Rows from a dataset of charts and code
/---

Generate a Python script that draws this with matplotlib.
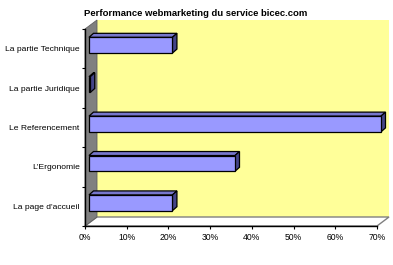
import matplotlib
matplotlib.use("Agg")
import matplotlib.pyplot as plt
from matplotlib.patches import Polygon
from matplotlib import transforms

categories = ["La page d'accueil", "L'Ergonomie", "Le Referencement",
              "La partie Juridique", "La partie Technique"]
values = [20, 35, 70, 0.3, 20]
xticks = [0, 10, 20, 30, 40, 50, 60, 70]
title = "Performance webmarketing du service bicec.com"

plt.rcParams['font.family'] = ['Liberation Sans', 'DejaVu Sans']

fig = plt.figure(figsize=(3.93, 2.65), dpi=100)
fig.patch.set_facecolor('white')
ax = fig.add_axes([85/393, (265-226)/265, (377-85)/393, (226-29)/265])
ax.set_xlim(0, 70)
ax.set_ylim(-0.5, len(categories) - 0.5)
ax.patch.set_visible(False)

def off(dx, dy):
    return transforms.offset_copy(ax.transData, fig=fig, x=dx, y=dy, units='dots')

x0, x1 = ax.get_xlim()
y0, y1 = ax.get_ylim()
DX, DY = 12, 9

# back wall
back = off(DX, DY)
ax.add_patch(Polygon([(x0, y0), (x1, y0), (x1, y1), (x0, y1)], closed=True,
                     transform=back, facecolor='#FFFF99', edgecolor='none',
                     clip_on=False, zorder=0))
# floor
fpts_front = ax.transData.transform([(x0, y0), (x1, y0)])
fpts_back = back.transform([(x1, y0), (x0, y0)])
ax.add_patch(Polygon(list(fpts_front) + list(fpts_back), closed=True,
                     transform=None, facecolor='white', edgecolor='#808080',
                     linewidth=1, clip_on=False, zorder=1))
# left wall
lf = ax.transData.transform([(x0, y0), (x0, y1)])
lb = back.transform([(x0, y1), (x0, y0)])
ax.add_patch(Polygon(list(lf) + list(lb), closed=True, transform=None,
                     facecolor='#808080', edgecolor='#606060', linewidth=0.6,
                     clip_on=False, zorder=1))

# bars
h = 0.40
fdx, fdy = 4, 3.5
bdx, bdy = 8.5, 7.5
for i, v in enumerate(values):
    front = off(fdx, fdy)
    fb = front.transform([(0, i - h/2), (v, i - h/2), (v, i + h/2), (0, i + h/2)])
    bk = off(bdx, bdy).transform([(0, i - h/2), (v, i - h/2), (v, i + h/2), (0, i + h/2)])
    # top face
    ax.add_patch(Polygon([fb[3], fb[2], bk[2], bk[3]], closed=True, transform=None,
                         facecolor='#7777CC', edgecolor='black', linewidth=0.9,
                         clip_on=False, zorder=3))
    # side face
    ax.add_patch(Polygon([fb[1], bk[1], bk[2], fb[2]], closed=True, transform=None,
                         facecolor='#444488', edgecolor='black', linewidth=0.9,
                         clip_on=False, zorder=3))
    # front face
    ax.add_patch(Polygon(fb, closed=True, transform=None,
                         facecolor='#9999FF', edgecolor='black', linewidth=0.9,
                         clip_on=False, zorder=4))

# axes
for s in ['top', 'right']:
    ax.spines[s].set_visible(False)
for s in ['left', 'bottom']:
    ax.spines[s].set_color('black')
    ax.spines[s].set_linewidth(1.0)
    ax.spines[s].set_zorder(5)

ax.set_xticks(xticks)
ax.set_xticklabels([f"{t}%" for t in xticks], fontsize=6.2)
ax.set_yticks([k - 0.5 for k in range(len(categories) + 1)])
ax.set_yticklabels([])
ax.set_yticks(range(len(categories)), minor=True)
ax.set_yticklabels(categories, minor=True, fontsize=6.1)
ax.tick_params(axis='y', which='major', direction='out', length=2.2, width=0.8, color='black')
ax.tick_params(axis='y', which='minor', length=0, pad=3.8)
ax.tick_params(axis='x', which='major', direction='out', length=2.2, width=0.8, pad=2.5)

fig.text(196/393, 1 - 13/265, title, ha='center', va='center',
         fontsize=6.8, fontweight='bold')

fig.savefig('out.png', dpi=100, facecolor='white')
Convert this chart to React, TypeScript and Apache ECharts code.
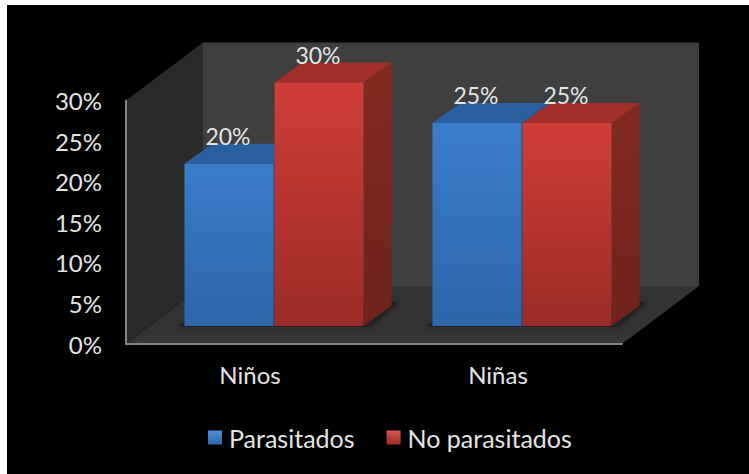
import React, { useEffect, useRef } from "react";
import * as echarts from "echarts";

const categories = ["Niños", "Niñas"];
const parasitados = [20, 25];
const noParasitados = [30, 25];
const yTicks = { min: 0, max: 30, interval: 5 };

const FONT = "Lato, 'Open Sans', sans-serif";
const TEXT = "#e4e4e4";

// Oblique projection used for the box walls and bar depth
const BOX_DX = 77;
const BOX_DY = -58;
const BAR_DX = 28;
const BAR_DY = -20;
const BAR_W = 89;
const BAR_SHIFT = 24; // bars stand further back than the tick plane
const BAR_LIFT = 18;

const vgrad = (top: string, bottom: string) =>
  new echarts.graphic.LinearGradient(0, 0, 0, 1, [
    { offset: 0, color: top },
    { offset: 1, color: bottom },
  ]);

const BLUE = {
  front: () => vgrad("#3b7ccb", "#2e66a9"),
  top: "#2a609f",
  side: () => vgrad("#245488", "#1f4876"),
};
const RED = {
  front: () => vgrad("#d13d39", "#9c2b26"),
  top: "#a32d29",
  side: () => vgrad("#83291f", "#6f221c"),
};

const poly = (points: number[][], style: any) => ({
  type: "polygon",
  shape: { points },
  style,
});

// Back wall, side wall, floor and the soft contact shadows under the bars
function renderStage(params: any, api: any) {
  const { x, y, width, height } = params.coordSys;
  const b = y + height;
  const r = x + width;
  const shadows = categories.map((_, i) => {
    const c = api.coord([i, 0])[0] + BAR_SHIFT;
    const base = b - BAR_LIFT;
    return poly(
      [
        [c - BAR_W - 6, base + 1],
        [c + BAR_W + 8, base + 1],
        [c + BAR_W + 8 + BAR_DX, base + BAR_DY - 4],
        [c - BAR_W + 22, base + BAR_DY - 4],
      ],
      { fill: "#242424", shadowBlur: 5, shadowColor: "#242424" },
    );
  });
  return {
    type: "group",
    children: [
      poly(
        [
          [x + BOX_DX, y + BOX_DY],
          [r + BOX_DX, y + BOX_DY],
          [r + BOX_DX, b + BOX_DY],
          [x + BOX_DX, b + BOX_DY],
        ],
        { fill: "#3e3e3e" },
      ),
      poly(
        [
          [x, y],
          [x + BOX_DX, y + BOX_DY],
          [x + BOX_DX, b + BOX_DY],
          [x, b],
        ],
        { fill: "#2a2a2a" },
      ),
      poly(
        [
          [x, b],
          [x + BOX_DX, b + BOX_DY],
          [r + BOX_DX, b + BOX_DY],
          [r, b],
        ],
        { fill: "#343434" },
      ),
      ...shadows,
    ],
  };
}

// One cuboid bar: front, top and right faces, with its value above
function makeBarRenderer(slot: number, palette: typeof BLUE) {
  return (_params: any, api: any) => {
    const [cx, top0] = api.coord([api.value(0), api.value(1)]);
    const [, base0] = api.coord([api.value(0), 0]);
    const top = top0 - BAR_LIFT;
    const base = base0 - BAR_LIFT;
    const mid = cx + BAR_SHIFT;
    const l = slot === 0 ? mid - BAR_W - 0.5 : mid + 0.5;
    const r = l + BAR_W;
    return {
      type: "group",
      children: [
        poly(
          [
            [r, top],
            [r + BAR_DX, top + BAR_DY],
            [r + BAR_DX, base + BAR_DY],
            [r, base],
          ],
          { fill: palette.side() },
        ),
        poly(
          [
            [l, top],
            [l + BAR_DX, top + BAR_DY],
            [r + BAR_DX, top + BAR_DY],
            [r, top],
          ],
          { fill: palette.top },
        ),
        { type: "rect", shape: { x: l, y: top, width: BAR_W, height: base - top }, style: { fill: palette.front() } },
        {
          type: "text",
          z2: 50,
          style: {
            x: (l + r) / 2 - 1,
            y: top - 28,
            text: `${api.value(1)}%`,
            fill: TEXT,
            font: `23px ${FONT}`,
            align: "center",
            verticalAlign: "middle",
          },
        },
      ],
    };
  };
}

export default function App() {
  const ref = useRef<HTMLDivElement>(null);

  useEffect(() => {
    const chart = echarts.init(ref.current!, undefined, { renderer: "svg" });
    chart.setOption({
      animation: false,
      backgroundColor: "#ffffff",
      textStyle: { fontFamily: FONT },
      graphic: [
        {
          type: "rect",
          z: -10,
          silent: true,
          shape: { x: 7, y: 5, width: 742, height: 469 },
          style: { fill: "#000000" },
        },
      ],
      grid: { left: 126, top: 100.5, width: 496, height: 243.5 },
      xAxis: {
        type: "category",
        data: categories,
        z: 5,
        axisLine: { lineStyle: { color: "#858585", width: 2 } },
        axisTick: { show: false },
        axisLabel: { color: TEXT, fontSize: 24, fontFamily: FONT, margin: 18 },
      },
      yAxis: {
        type: "value",
        ...yTicks,
        z: 5,
        axisLine: { show: true, lineStyle: { color: "#858585", width: 2 } },
        axisTick: { show: false },
        splitLine: { show: false },
        axisLabel: { color: TEXT, fontSize: 24, fontFamily: FONT, margin: 24, padding: [0, 0, 2, 0], formatter: "{value}%" },
      },
      legend: {
        left: 203,
        top: 420,
        itemWidth: 14,
        itemHeight: 14,
        itemGap: 32,
        icon: "rect",
        data: ["Parasitados", "No parasitados"],
        textStyle: { color: TEXT, fontSize: 25, fontFamily: FONT, padding: [0, 0, 0, 2] },
      },
      series: [
        {
          type: "custom",
          name: "stage",
          silent: true,
          clip: false,
          renderItem: renderStage,
          data: [[0, 0]],
        },
        {
          type: "custom",
          name: "Parasitados",
          clip: false,
          renderItem: makeBarRenderer(0, BLUE),
          itemStyle: { color: vgrad("#4f8fd8", "#2e66a9") },
          encode: { x: 0, y: 1 },
          data: parasitados.map((v, i) => [i, v]),
        },
        {
          type: "custom",
          name: "No parasitados",
          clip: false,
          renderItem: makeBarRenderer(1, RED),
          itemStyle: { color: vgrad("#dc5450", "#9c2b26") },
          encode: { x: 0, y: 1 },
          data: noParasitados.map((v, i) => [i, v]),
        },
      ],
    });
    return () => chart.dispose();
  }, []);

  return <div ref={ref} style={{ position: "fixed", left: 0, top: 0, width: 749, height: 474 }} />;
}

\---

Could you repeat exactly the lines from the first one of the records above through the line containing "ax.patch.set_visible(False)", leaving out any pictures?

• _EXERCISE OUTPUT_
Generate a Python script that draws this with matplotlib.
import matplotlib
matplotlib.use("Agg")
import matplotlib.pyplot as plt
from matplotlib.patches import Polygon
from matplotlib import transforms

categories = ["La page d'accueil", "L'Ergonomie", "Le Referencement",
              "La partie Juridique", "La partie Technique"]
values = [20, 35, 70, 0.3, 20]
xticks = [0, 10, 20, 30, 40, 50, 60, 70]
title = "Performance webmarketing du service bicec.com"

plt.rcParams['font.family'] = ['Liberation Sans', 'DejaVu Sans']

fig = plt.figure(figsize=(3.93, 2.65), dpi=100)
fig.patch.set_facecolor('white')
ax = fig.add_axes([85/393, (265-226)/265, (377-85)/393, (226-29)/265])
ax.set_xlim(0, 70)
ax.set_ylim(-0.5, len(categories) - 0.5)
ax.patch.set_visible(False)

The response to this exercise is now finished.